=== Dataset excerpts ===

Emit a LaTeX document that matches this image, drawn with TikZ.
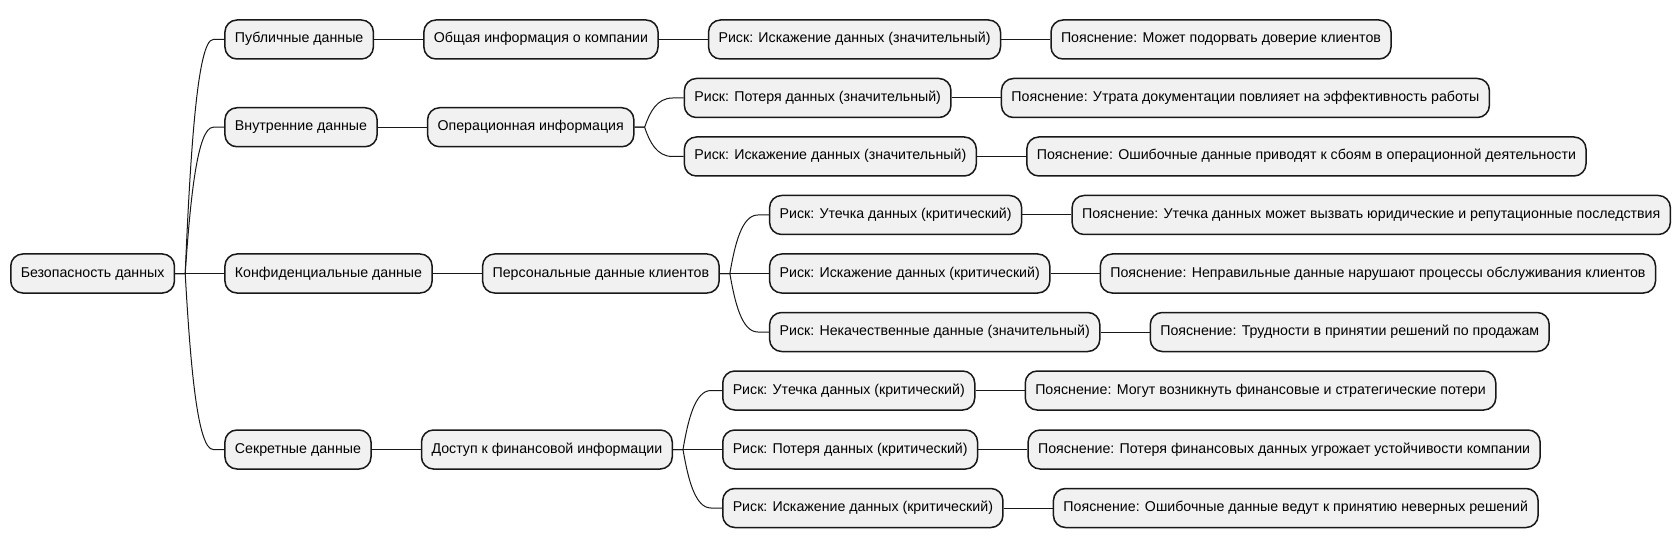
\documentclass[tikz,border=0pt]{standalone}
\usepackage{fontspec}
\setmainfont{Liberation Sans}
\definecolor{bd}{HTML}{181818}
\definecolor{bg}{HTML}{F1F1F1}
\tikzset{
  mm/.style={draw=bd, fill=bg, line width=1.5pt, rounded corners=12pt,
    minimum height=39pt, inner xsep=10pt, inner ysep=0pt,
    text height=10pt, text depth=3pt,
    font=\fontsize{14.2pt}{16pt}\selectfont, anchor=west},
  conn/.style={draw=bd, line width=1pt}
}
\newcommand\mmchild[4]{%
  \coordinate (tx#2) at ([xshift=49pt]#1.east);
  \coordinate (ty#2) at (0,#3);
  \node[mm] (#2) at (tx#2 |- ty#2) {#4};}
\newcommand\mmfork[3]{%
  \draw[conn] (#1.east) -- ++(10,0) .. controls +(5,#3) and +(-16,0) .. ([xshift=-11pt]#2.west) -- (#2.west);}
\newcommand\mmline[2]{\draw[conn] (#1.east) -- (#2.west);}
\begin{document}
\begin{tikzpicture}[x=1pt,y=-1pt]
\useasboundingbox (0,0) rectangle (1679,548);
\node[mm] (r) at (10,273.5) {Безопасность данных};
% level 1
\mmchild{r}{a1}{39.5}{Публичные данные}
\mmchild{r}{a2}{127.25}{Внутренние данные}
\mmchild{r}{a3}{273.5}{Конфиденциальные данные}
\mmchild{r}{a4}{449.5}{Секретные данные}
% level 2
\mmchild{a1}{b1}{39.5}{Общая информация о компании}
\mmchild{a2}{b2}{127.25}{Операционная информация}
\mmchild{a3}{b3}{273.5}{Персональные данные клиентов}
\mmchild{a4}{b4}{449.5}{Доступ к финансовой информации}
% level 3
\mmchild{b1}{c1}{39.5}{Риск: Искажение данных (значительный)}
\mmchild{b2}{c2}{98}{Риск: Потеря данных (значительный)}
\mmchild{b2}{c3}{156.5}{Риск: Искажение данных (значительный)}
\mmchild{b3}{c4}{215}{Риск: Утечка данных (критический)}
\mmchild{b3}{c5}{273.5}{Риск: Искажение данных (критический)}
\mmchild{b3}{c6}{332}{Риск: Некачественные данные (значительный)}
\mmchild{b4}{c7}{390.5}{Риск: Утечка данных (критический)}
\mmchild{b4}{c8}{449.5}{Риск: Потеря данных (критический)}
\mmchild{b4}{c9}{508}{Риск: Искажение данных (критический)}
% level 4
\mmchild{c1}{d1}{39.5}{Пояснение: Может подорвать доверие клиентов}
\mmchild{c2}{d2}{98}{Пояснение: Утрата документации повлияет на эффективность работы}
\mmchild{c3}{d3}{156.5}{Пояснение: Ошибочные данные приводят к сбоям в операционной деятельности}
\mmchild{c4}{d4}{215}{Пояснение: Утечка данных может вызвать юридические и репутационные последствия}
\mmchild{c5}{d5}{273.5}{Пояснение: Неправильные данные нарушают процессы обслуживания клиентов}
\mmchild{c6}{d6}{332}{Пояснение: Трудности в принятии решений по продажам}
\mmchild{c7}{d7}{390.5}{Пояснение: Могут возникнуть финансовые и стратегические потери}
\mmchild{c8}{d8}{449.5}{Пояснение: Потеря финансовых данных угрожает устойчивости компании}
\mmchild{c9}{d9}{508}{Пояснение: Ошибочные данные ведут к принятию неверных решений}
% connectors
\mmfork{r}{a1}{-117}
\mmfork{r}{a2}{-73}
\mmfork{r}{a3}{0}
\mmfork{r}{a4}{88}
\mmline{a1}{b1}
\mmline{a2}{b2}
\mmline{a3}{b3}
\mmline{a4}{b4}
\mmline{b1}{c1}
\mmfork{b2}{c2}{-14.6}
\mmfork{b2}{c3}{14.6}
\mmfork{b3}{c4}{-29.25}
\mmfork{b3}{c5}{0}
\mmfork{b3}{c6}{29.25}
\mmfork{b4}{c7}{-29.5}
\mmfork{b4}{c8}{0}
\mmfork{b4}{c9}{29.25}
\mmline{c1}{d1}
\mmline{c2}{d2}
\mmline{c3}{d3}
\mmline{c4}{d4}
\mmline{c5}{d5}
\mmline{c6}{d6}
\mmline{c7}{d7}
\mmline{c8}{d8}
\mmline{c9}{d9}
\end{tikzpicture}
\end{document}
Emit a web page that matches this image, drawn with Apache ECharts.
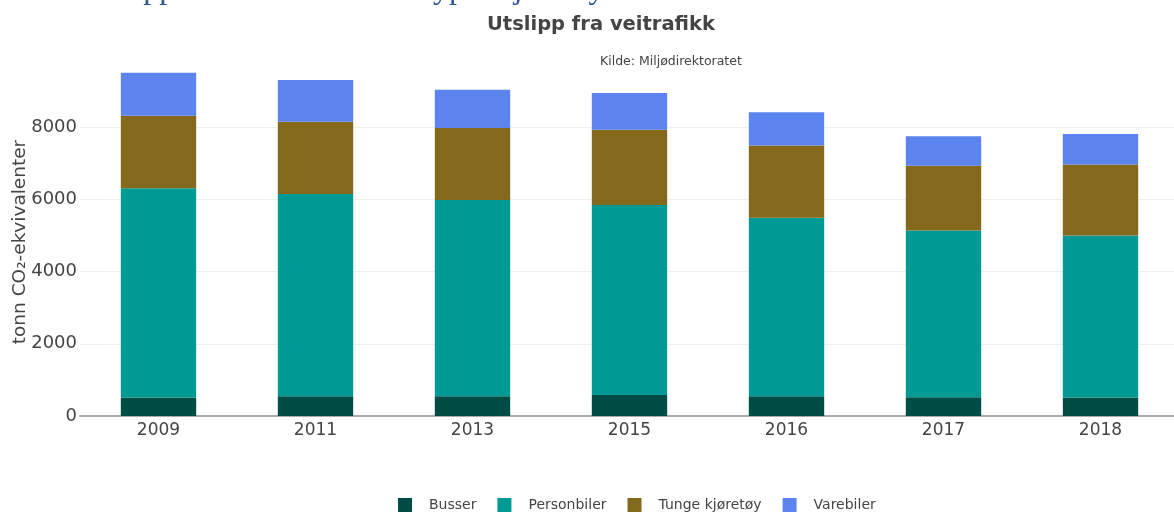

===

- [The problem] Retype everything in the material word for word, minus pictures.

- [Task response]
Emit a LaTeX document that matches this image, drawn with TikZ.
\documentclass[tikz,border=0pt]{standalone}
\usepackage{fontspec}
\setmainfont{Liberation Sans}
\definecolor{bd}{HTML}{181818}
\definecolor{bg}{HTML}{F1F1F1}
\tikzset{
  mm/.style={draw=bd, fill=bg, line width=1.5pt, rounded corners=12pt,
    minimum height=39pt, inner xsep=10pt, inner ysep=0pt,
    text height=10pt, text depth=3pt,
    font=\fontsize{14.2pt}{16pt}\selectfont, anchor=west},
  conn/.style={draw=bd, line width=1pt}
}
\newcommand\mmchild[4]{%
  \coordinate (tx#2) at ([xshift=49pt]#1.east);
  \coordinate (ty#2) at (0,#3);
  \node[mm] (#2) at (tx#2 |- ty#2) {#4};}
\newcommand\mmfork[3]{%
  \draw[conn] (#1.east) -- ++(10,0) .. controls +(5,#3) and +(-16,0) .. ([xshift=-11pt]#2.west) -- (#2.west);}
\newcommand\mmline[2]{\draw[conn] (#1.east) -- (#2.west);}
\begin{document}
\begin{tikzpicture}[x=1pt,y=-1pt]
\useasboundingbox (0,0) rectangle (1679,548);
\node[mm] (r) at (10,273.5) {Безопасность данных};
% level 1
\mmchild{r}{a1}{39.5}{Публичные данные}
\mmchild{r}{a2}{127.25}{Внутренние данные}
\mmchild{r}{a3}{273.5}{Конфиденциальные данные}
\mmchild{r}{a4}{449.5}{Секретные данные}
% level 2
\mmchild{a1}{b1}{39.5}{Общая информация о компании}
\mmchild{a2}{b2}{127.25}{Операционная информация}
\mmchild{a3}{b3}{273.5}{Персональные данные клиентов}
\mmchild{a4}{b4}{449.5}{Доступ к финансовой информации}
% level 3
\mmchild{b1}{c1}{39.5}{Риск: Искажение данных (значительный)}
\mmchild{b2}{c2}{98}{Риск: Потеря данных (значительный)}
\mmchild{b2}{c3}{156.5}{Риск: Искажение данных (значительный)}
\mmchild{b3}{c4}{215}{Риск: Утечка данных (критический)}
\mmchild{b3}{c5}{273.5}{Риск: Искажение данных (критический)}
\mmchild{b3}{c6}{332}{Риск: Некачественные данные (значительный)}
\mmchild{b4}{c7}{390.5}{Риск: Утечка данных (критический)}
\mmchild{b4}{c8}{449.5}{Риск: Потеря данных (критический)}
\mmchild{b4}{c9}{508}{Риск: Искажение данных (критический)}
% level 4
\mmchild{c1}{d1}{39.5}{Пояснение: Может подорвать доверие клиентов}
\mmchild{c2}{d2}{98}{Пояснение: Утрата документации повлияет на эффективность работы}
\mmchild{c3}{d3}{156.5}{Пояснение: Ошибочные данные приводят к сбоям в операционной деятельности}
\mmchild{c4}{d4}{215}{Пояснение: Утечка данных может вызвать юридические и репутационные последствия}
\mmchild{c5}{d5}{273.5}{Пояснение: Неправильные данные нарушают процессы обслуживания клиентов}
\mmchild{c6}{d6}{332}{Пояснение: Трудности в принятии решений по продажам}
\mmchild{c7}{d7}{390.5}{Пояснение: Могут возникнуть финансовые и стратегические потери}
\mmchild{c8}{d8}{449.5}{Пояснение: Потеря финансовых данных угрожает устойчивости компании}
\mmchild{c9}{d9}{508}{Пояснение: Ошибочные данные ведут к принятию неверных решений}
% connectors
\mmfork{r}{a1}{-117}
\mmfork{r}{a2}{-73}
\mmfork{r}{a3}{0}
\mmfork{r}{a4}{88}
\mmline{a1}{b1}
\mmline{a2}{b2}
\mmline{a3}{b3}
\mmline{a4}{b4}
\mmline{b1}{c1}
\mmfork{b2}{c2}{-14.6}
\mmfork{b2}{c3}{14.6}
\mmfork{b3}{c4}{-29.25}
\mmfork{b3}{c5}{0}
\mmfork{b3}{c6}{29.25}
\mmfork{b4}{c7}{-29.5}
\mmfork{b4}{c8}{0}
\mmfork{b4}{c9}{29.25}
\mmline{c1}{d1}
\mmline{c2}{d2}
\mmline{c3}{d3}
\mmline{c4}{d4}
\mmline{c5}{d5}
\mmline{c6}{d6}
\mmline{c7}{d7}
\mmline{c8}{d8}
\mmline{c9}{d9}
\end{tikzpicture}
\end{document}
Emit a web page that matches this image, drawn with Apache ECharts.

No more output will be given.